My Tools Garage

Download Time Calculator

How long a download takes at a given speed.

in-browser

File sizes are in bytes; connection speeds are in bits per second. There are 8 bits in a byte, so a 100 Mbps link transfers about 12.5 MB per second.

How to use

  1. 1 Enter the file size and choose its unit (KB, MB, GB, TB).
  2. 2 Enter your connection speed and choose its unit (Kbps, Mbps, Gbps).
  3. 3 Read the estimated download time in seconds and as a duration.
  4. 4 Copy the figure if you need it.

About Download Time Calculator

The Download Time Calculator estimates how long a file will take to transfer over a connection of a given speed.

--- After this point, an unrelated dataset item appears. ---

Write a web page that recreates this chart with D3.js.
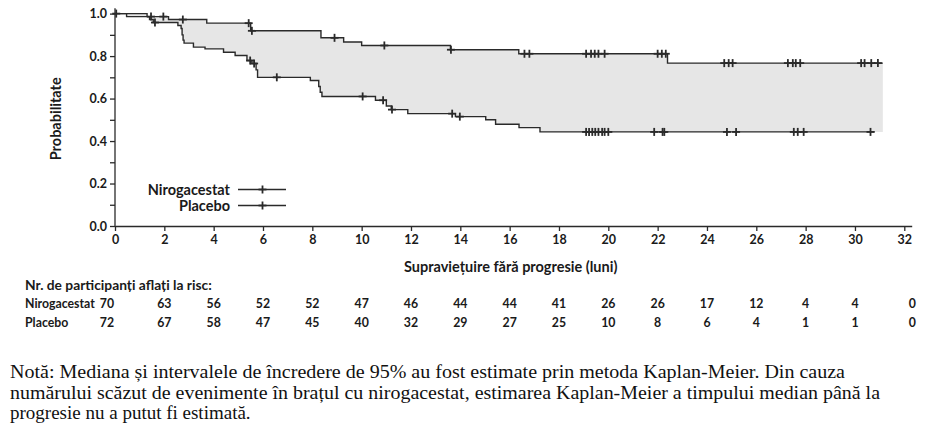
<!DOCTYPE html>
<html lang="ro">
<head>
<meta charset="UTF-8">
<script src="https://d3js.org/d3.v7.min.js"></script>
<style>
  body { margin: 0; background: #fff; }
  svg { display: block; }
  .sans { font-family: Lato, "Open Sans", sans-serif; font-weight: 700; fill: #1a1a1a; }
  .note { font-family: "Liberation Serif", "Times New Roman", serif; fill: #111; }
</style>
</head>
<body>
<div id="chart"></div>
<script>
// Data
const riskMonths = [0, 2, 4, 6, 8, 10, 12, 14, 16, 18, 20, 22, 24, 26, 28, 30, 32];
const nirogacestatRisk = [70, 63, 56, 52, 52, 47, 46, 44, 44, 41, 26, 26, 17, 12, 4, 4, 0];
const placeboRisk = [72, 67, 58, 47, 45, 40, 32, 29, 27, 25, 10, 8, 6, 4, 1, 1, 0];

// KM steps: [month, probability]
const nirogacestatSteps = [
  [0, 1], [1.3, 0.986], [2.17, 0.972], [3.72, 0.955], [5.5, 0.919], [8.35, 0.886],
  [9.27, 0.866], [10.0, 0.85], [13.6, 0.83], [16.37, 0.811], [22.4, 0.767]
];
const nirogacestatEnd = 31.13;
const nirogacestatCensor = [0.05, 1.46, 1.96, 2.75, 5.42, 5.55, 8.9, 10.92, 13.62, 16.6, 16.8,
  19.1, 19.3, 19.45, 19.6, 19.85, 22.0, 22.17, 22.33, 24.7, 24.88, 25.04,
  27.28, 27.48, 27.6, 27.78, 30.25, 30.39, 30.66, 30.93];

const placeboSteps = [
  [0, 1], [0.47, 0.986], [1.4, 0.972], [1.55, 0.958], [2.55, 0.944], [2.68, 0.93],
  [2.72, 0.9], [2.76, 0.875], [2.8, 0.861], [3.18, 0.842], [3.65, 0.834], [4.4, 0.818],
  [4.87, 0.803], [5.35, 0.779], [5.55, 0.765], [5.72, 0.735], [5.78, 0.70], [7.92, 0.685],
  [8.26, 0.657], [8.32, 0.63], [8.39, 0.61], [10.56, 0.592], [11.0, 0.565], [11.2, 0.548],
  [11.87, 0.529], [13.8, 0.515], [15.03, 0.5], [15.43, 0.479], [16.38, 0.463], [17.23, 0.443]
];
const placeboEnd = 30.8;
const placeboCensor = [1.62, 5.48, 5.64, 6.56, 10.04, 10.87, 11.23, 13.67, 13.98,
  19.1, 19.22, 19.35, 19.47, 19.6, 19.75, 19.85, 20.0, 21.86, 22.2, 22.27,
  24.81, 25.18, 27.52, 27.68, 27.92, 30.63];

const xTicks = d3.range(0, 33, 2);
const yTicks = d3.range(0, 1.01, 0.1);

const noteLines = [
  "Notă: Mediana și intervalele de încredere de 95% au fost estimate prin metoda Kaplan-Meier. Din cauza",
  "numărului scăzut de evenimente în brațul cu nirogacestat, estimarea Kaplan-Meier a timpului median până la",
  "progresie nu a putut fi estimată."
];

// Helpers
const valueAt = (steps, t) => {
  let v = steps[0][1];
  for (const s of steps) { if (s[0] <= t) v = s[1]; }
  return v;
};
const withEnd = (steps, end) => steps.concat([[end, steps[steps.length - 1][1]]]);

// Canvas
const width = 925, height = 438;
const svg = d3.select("#chart").append("svg")
  .attr("width", width).attr("height", height);

const x = d3.scaleLinear().domain([0, 32.3]).range([115, 911.7]);
const y = d3.scaleLinear().domain([0, 1.025]).range([226, 8.3]);

const ink = "#2a2a2a";

// Shaded band between curves
const bandTimes = Array.from(new Set(nirogacestatSteps.map(d => d[0])
  .concat(placeboSteps.map(d => d[0])))).sort((a, b) => a - b);
bandTimes.push(nirogacestatEnd);
const band = bandTimes.map(t => ({ t, hi: valueAt(nirogacestatSteps, t), lo: valueAt(placeboSteps, t) }));

svg.append("path")
  .datum(band)
  .attr("fill", "#e6e6e6")
  .attr("d", d3.area().curve(d3.curveStepAfter)
    .x(d => x(d.t)).y0(d => y(d.lo)).y1(d => y(d.hi)));

// Axes
const yAxis = svg.append("g")
  .attr("transform", `translate(${x(0)},0)`)
  .call(d3.axisLeft(y).tickValues(yTicks).tickSize(5).tickSizeOuter(0)
    .tickFormat(d => Math.round(d * 10) % 2 === 0 ? d3.format(".1f")(d) : ""));
yAxis.select(".domain").attr("d", `M0,${y(1.025)}V${y(0)}`);

const xAxis = svg.append("g")
  .attr("transform", `translate(0,${y(0)})`)
  .call(d3.axisBottom(x).tickValues(xTicks).tickSize(5).tickSizeOuter(0).tickFormat(d3.format("d")));

[yAxis, xAxis].forEach(a => {
  a.selectAll(".domain, line").attr("stroke", ink).attr("stroke-width", 1.3);
  a.selectAll("text").attr("class", "sans").attr("font-size", 12.5).attr("fill", "#1a1a1a");
});
yAxis.selectAll("text").attr("x", -8);
xAxis.selectAll("text").attr("y", 9);

// Curves
const line = d3.line().curve(d3.curveStepAfter).x(d => x(d[0])).y(d => y(d[1]));
const series = [
  { steps: nirogacestatSteps, end: nirogacestatEnd, censor: nirogacestatCensor },
  { steps: placeboSteps, end: placeboEnd, censor: placeboCensor }
];

const drawCensor = (g, cx, cy) => {
  g.append("line").attr("x1", cx).attr("x2", cx).attr("y1", cy - 4).attr("y2", cy + 4)
    .attr("stroke", ink).attr("stroke-width", 1.8);
  g.append("line").attr("x1", cx - 4).attr("x2", cx + 4).attr("y1", cy).attr("y2", cy)
    .attr("stroke", ink).attr("stroke-width", 1.8);
};

series.forEach(s => {
  svg.append("path")
    .datum(withEnd(s.steps, s.end))
    .attr("fill", "none")
    .attr("stroke", ink)
    .attr("stroke-width", 1.4)
    .attr("d", line);
  const g = svg.append("g");
  s.censor.forEach(t => drawCensor(g, x(t), y(valueAt(s.steps, t))));
});

// Axis titles
svg.append("text")
  .attr("class", "sans")
  .attr("transform", `translate(61,${y(0.5) - 1}) rotate(-90)`)
  .attr("text-anchor", "middle")
  .attr("font-size", 14.5)
  .text("Probabilitate");

svg.append("text")
  .attr("class", "sans")
  .attr("x", x(16) + 1).attr("y", 272)
  .attr("text-anchor", "middle")
  .attr("font-size", 14.5)
  .text("Supraviețuire fără progresie (luni)");

// Legend
const legendItems = ["Nirogacestat", "Placebo"];
const legend = svg.append("g");
legendItems.forEach((name, i) => {
  const ly = 189.5 + i * 16;
  legend.append("text")
    .attr("class", "sans")
    .attr("x", 230).attr("y", ly + 5)
    .attr("text-anchor", "end")
    .attr("font-size", 14.5)
    .text(name);
  legend.append("line")
    .attr("x1", 238).attr("x2", 286).attr("y1", ly).attr("y2", ly)
    .attr("stroke", ink).attr("stroke-width", 1.3);
  drawCensor(legend, 262.5, ly);
});

// Risk table
svg.append("text")
  .attr("class", "sans")
  .attr("x", 25).attr("y", 290)
  .attr("font-size", 13.8)
  .text("Nr. de participanți aflați la risc:");

const riskRows = [
  { name: "Nirogacestat", values: nirogacestatRisk, y: 308 },
  { name: "Placebo", values: placeboRisk, y: 327 }
];
riskRows.forEach(r => {
  svg.append("text")
    .attr("class", "sans")
    .attr("x", 25).attr("y", r.y)
    .attr("font-size", 12.3)
    .text(r.name);
  svg.append("g").selectAll("text")
    .data(r.values)
    .join("text")
    .attr("class", "sans")
    .attr("x", (d, i) => x(riskMonths[i]) + (i === 0 ? -8 : i === riskMonths.length - 1 ? 8 : 0))
    .attr("y", r.y)
    .attr("text-anchor", "middle")
    .attr("font-size", 12.3)
    .text(d => d);
});

// Note
const noteWidths = [835, 870, null];
const note = svg.append("text").attr("class", "note").attr("font-size", 19);
noteLines.forEach((l, i) => {
  const ts = note.append("tspan").attr("x", 10).attr("y", 378 + i * 20.5).text(l);
  if (noteWidths[i]) ts.attr("textLength", noteWidths[i]).attr("lengthAdjust", "spacingAndGlyphs");
});
</script>
</body>
</html>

Enter the file size, pick its unit, enter your connection speed and its unit, and it returns the time both as a plain number of seconds and as a friendly human-readable duration like "1m 20s" or "2h 14m".

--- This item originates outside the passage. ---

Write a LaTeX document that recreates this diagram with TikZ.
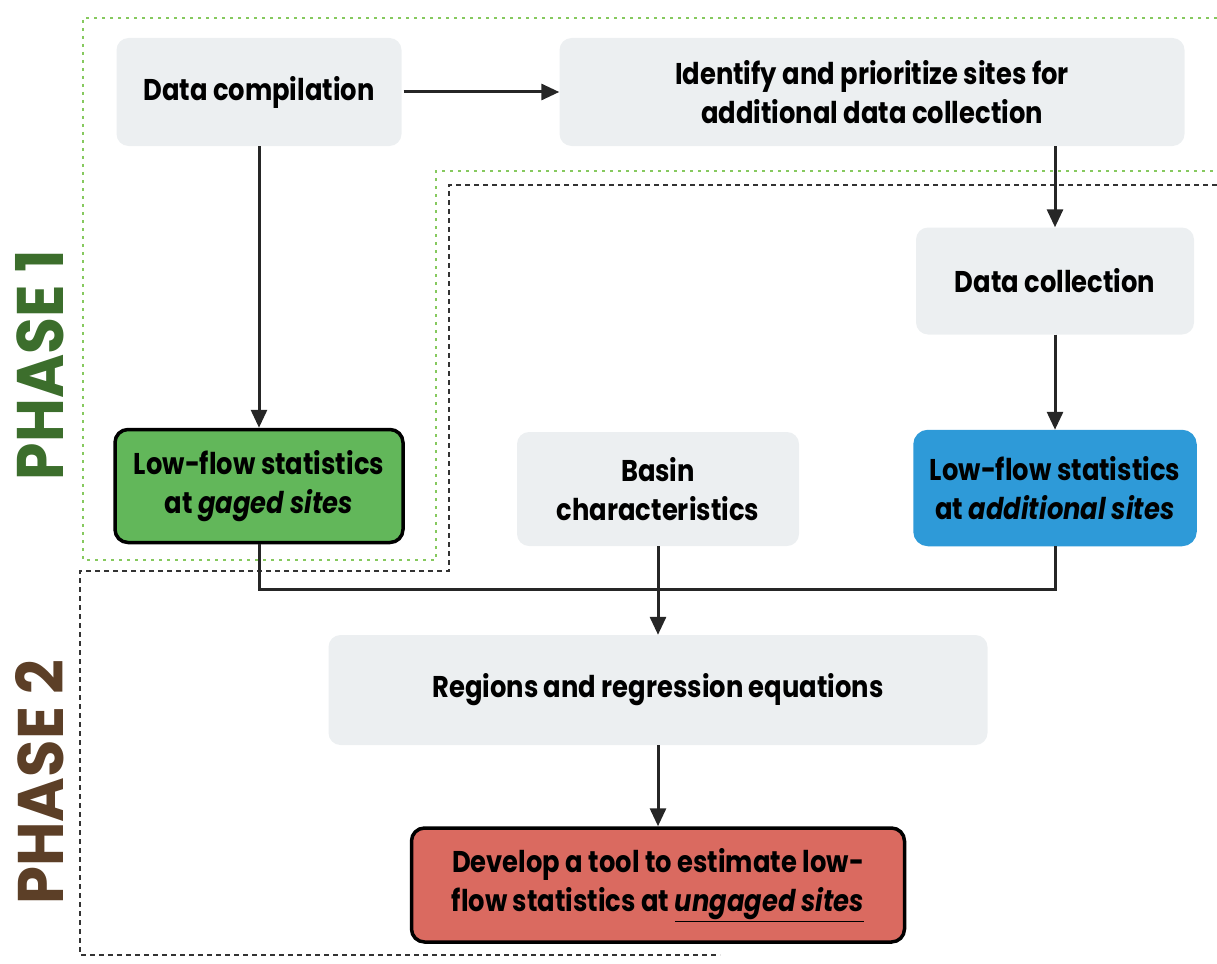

The reason people get this wrong is the difference between bits and bytes.

File sizes are measured in bytes (KB, MB, GB, TB), but connection speeds are quoted in bits per second (Kbps, Mbps, Gbps), and there are eight bits in a byte.

That single factor of eight is why a "100 Mbps" line does not download a 100 MB file in one second — it moves about 12.5 megabytes per second, so the file takes around eight seconds.

This tool routes every calculation through bits explicitly, so the conversion is always correct no matter which units you mix.

It is handy for sanity-checking whether a large download or upload will finish before you need to leave, comparing broadband packages, or estimating how long backing up a folder will take.

The calculation is a pure client-side function — nothing is uploaded, nothing is tracked — and it works offline.

Real-world transfers are usually a little slower than the theoretical figure because of overhead and congestion, so treat the result as a best case.

FAQ

Why is the download slower than my advertised speed?

Speeds are quoted in bits per second while files are measured in bytes, and there are 8 bits per byte. Real transfers are also slowed by protocol overhead and network congestion.

What is the difference between Mbps and MB/s?

Mbps is megabits per second; MB/s is megabytes per second. Divide a Mbps figure by 8 to get the approximate MB/s, so 100 Mbps is about 12.5 MB/s.

Is the estimate exact?

It is a theoretical best case from size and speed alone. Actual time is usually a bit longer due to overhead, so treat it as a lower bound.